Well, there was full attendance on Super Bowl Night at the Bradley class. In fact, no one even rushed out when the class concluded at seven. Not sure if that speaks to the lame state of us Bradley people, or the boredom of this year’s Super Bowl.
We spent the night talking about our expectations about birth, learning about common medical practices at hospitals, and trading tips for choking down two eggs each day. Our suggestion? Swedish pancakes, of course!
My major revelation for the week: by sharing most meals with my 116-grams-of-protein-per-day wife, I’m probably eating about that much protein, too. Or more, considering the relative sizes of our stomachs and my propensity to eat larger portions. I’m still trying to figure out exactly why this came as such a surprise to me, but it might explain my expanding waistline.

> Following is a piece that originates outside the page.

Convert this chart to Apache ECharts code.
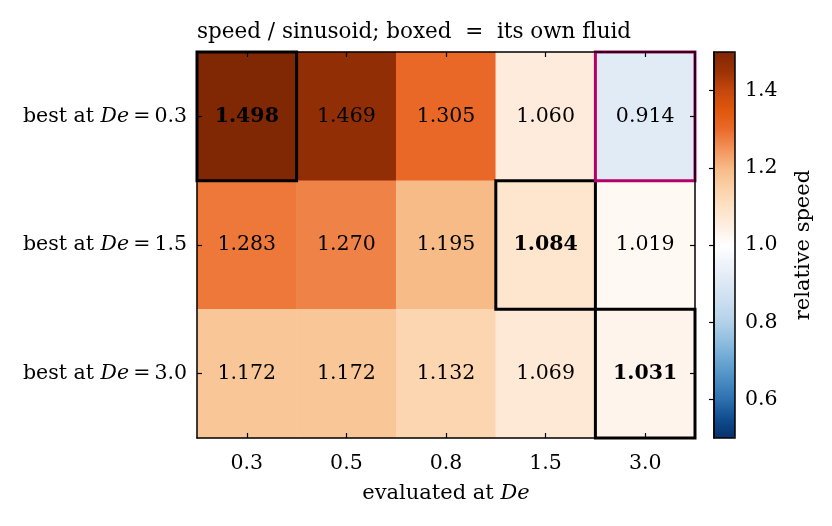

More important than all of that was, of course, maintaining our cover. On the ride over, I encouraged the wife to return to a time in her life when she didn’t possess her current expertise in childbirth and complete familiarity with medical terminology. “When you say something, just talk about it like you would have in high school,” I offered, helpfully. Which meant a night filled with her saying things like “Eeewww, breastfeeding is sooo gross! I mean, gag me!”, “I’m so sure!”, and making references to the “awesomeness” of Duran Duran and the “cuteness” of Larry Mullen, Jr.